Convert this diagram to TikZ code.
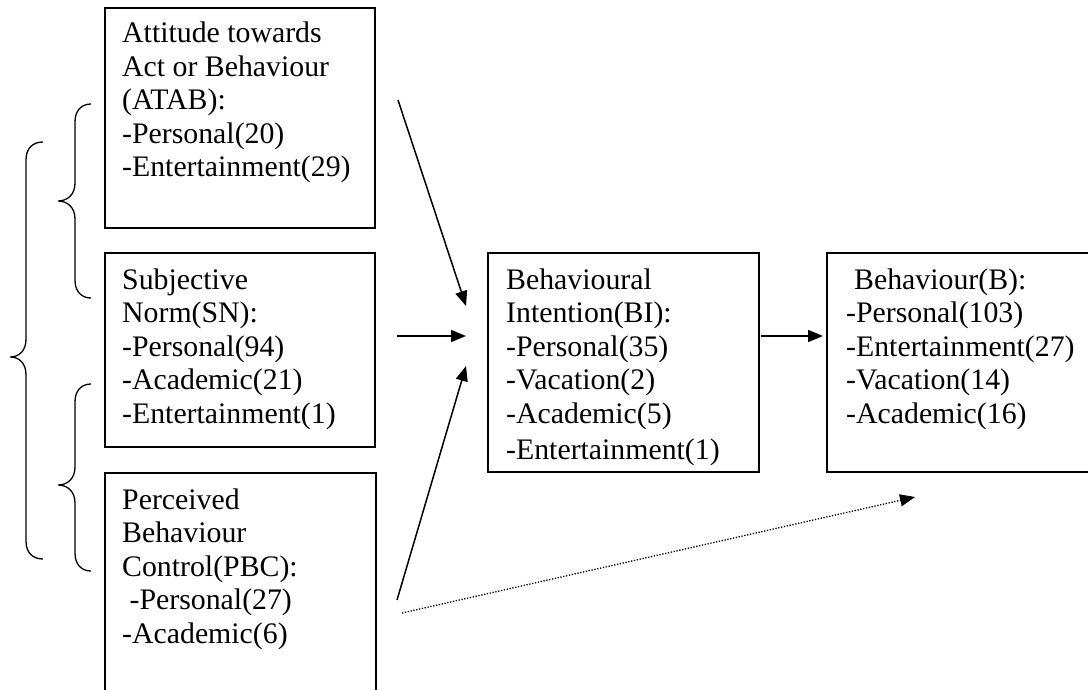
\documentclass[tikz,border=0pt]{standalone}
\usepackage{fontspec}
\setmainfont{Liberation Serif}
\usetikzlibrary{arrows.meta}
% curly bracket: end x, stem x, tip x, top y, tip y, bottom y
\newcommand\curlybrace[6]{%
  \draw[curly] (#1,#4) .. controls (#2+7,#4) and (#2,#4+6) .. (#2,#4+18)
    -- (#2,#5-18) .. controls (#2,#5-6) and (#3+9,#5) .. (#3,#5)
    .. controls (#3+9,#5) and (#2,#5+6) .. (#2,#5+18)
    -- (#2,#6-18) .. controls (#2,#6-6) and (#2+7,#6) .. (#1,#6);}
\begin{document}
\begin{tikzpicture}[x=1pt,y=-1pt,
  box/.style={draw=black, line width=1.6pt, anchor=north west, inner sep=0pt},
  txt/.style={anchor=base west, inner sep=0pt, font=\fontsize{29.8}{33.5}\selectfont},
  link/.style={line width=1.5pt, -{Triangle[length=15pt,width=12pt]}},
  weak/.style={line width=1.3pt, dash pattern=on 1.3pt off 1.6pt, -{Triangle[length=15pt,width=12pt]}},
  curly/.style={line width=1.3pt}
]
\useasboundingbox (0,0) rectangle (1088,690);
\clip (0,0) rectangle (1088,690);

% boxes
\node[box, minimum width=270pt, minimum height=220pt] (atab) at (104,7) {};
\node[box, minimum width=270pt, minimum height=194pt] (sn) at (104,252) {};
\node[box, minimum width=271pt, minimum height=260pt] (pbc) at (104,472) {};
\node[box, minimum width=271pt, minimum height=219pt] (bi) at (487,252) {};
\node[box, minimum width=300pt, minimum height=219pt] (b) at (826,252) {};

% box texts
\node[txt] (atab1) at (122,43) {Attitude towards};
\node[txt] (atab2) at (122,76.5) {Act or Behaviour};
\node[txt] (atab3) at (122,110) {(ATAB):};
\node[txt] (atab4) at (122,143.5) {-Personal(20)};
\node[txt] (atab5) at (122,177) {-Entertainment(29)};

\node[txt] (sn1) at (122,289) {Subjective};
\node[txt] (sn2) at (122,322.5) {Norm(SN):};
\node[txt] (sn3) at (122,356) {-Personal(94)};
\node[txt] (sn4) at (122,389.5) {-Academic(21)};
\node[txt] (sn5) at (122,423) {-Entertainment(1)};

\node[txt] (pbc1) at (122,509) {Perceived};
\node[txt] (pbc2) at (122,542.5) {Behaviour};
\node[txt] (pbc3) at (122,576) {Control(PBC):};
\node[txt] (pbc4) at (129.5,609.5) {-Personal(27)};
\node[txt] (pbc5) at (122,643) {-Academic(6)};

% the last line of this box runs past its lower margin and is cut off
\begin{scope}
  \clip (487,252) rectangle (758,465);
  \node[txt] (bi1) at (506,289) {Behavioural};
  \node[txt] (bi2) at (506,322.5) {Intention(BI):};
  \node[txt] (bi3) at (506,356) {-Personal(35)};
  \node[txt] (bi4) at (506,389.5) {-Vacation(2)};
  \node[txt] (bi5) at (506,423) {-Academic(5)};
  \node[txt] (bi6) at (506,459) {-Entertainment(1)};
\end{scope}

\node[txt] (b1) at (854,289) {Behaviour(B):};
\node[txt] (b2) at (846,322.5) {-Personal(103)};
\node[txt] (b3) at (846,356) {-Entertainment(27)};
\node[txt] (b4) at (846,389.5) {-Vacation(14)};
\node[txt] (b5) at (846,423) {-Academic(16)};

% grouping brackets
\curlybrace{91}{75}{58}{104}{201}{298}
\curlybrace{43}{26}{10}{142}{357}{559}
\curlybrace{91}{75}{58}{384}{485}{571}

% arrows
\coordinate (fromA) at (398,100);
\coordinate (toA) at (466,306);
\coordinate (fromS) at (397,336);
\coordinate (toS) at (466,336);
\coordinate (fromP) at (397,600);
\coordinate (toP) at (466,366);
\coordinate (fromD) at (402,613);
\coordinate (toD) at (915,497);
\coordinate (fromBI) at (761,336);

\draw[link] (fromA) -- (toA);
\draw[link] (fromS) -- (toS);
\draw[link] (fromP) -- (toP);
\draw[weak] (fromD) -- (toD);
\draw[link, shorten >=3pt] (fromBI) -- (b.west |- fromBI);
\end{tikzpicture}
\end{document}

┄┄┄┄┄┄┄┄┄┄

* WRITTEN TASK
Take each line of the material that contains the word "this" and list it.

* OUTPUT OF THE EXERCISE
Convert this diagram to TikZ code.
% the last line of this box runs past its lower margin and is cut off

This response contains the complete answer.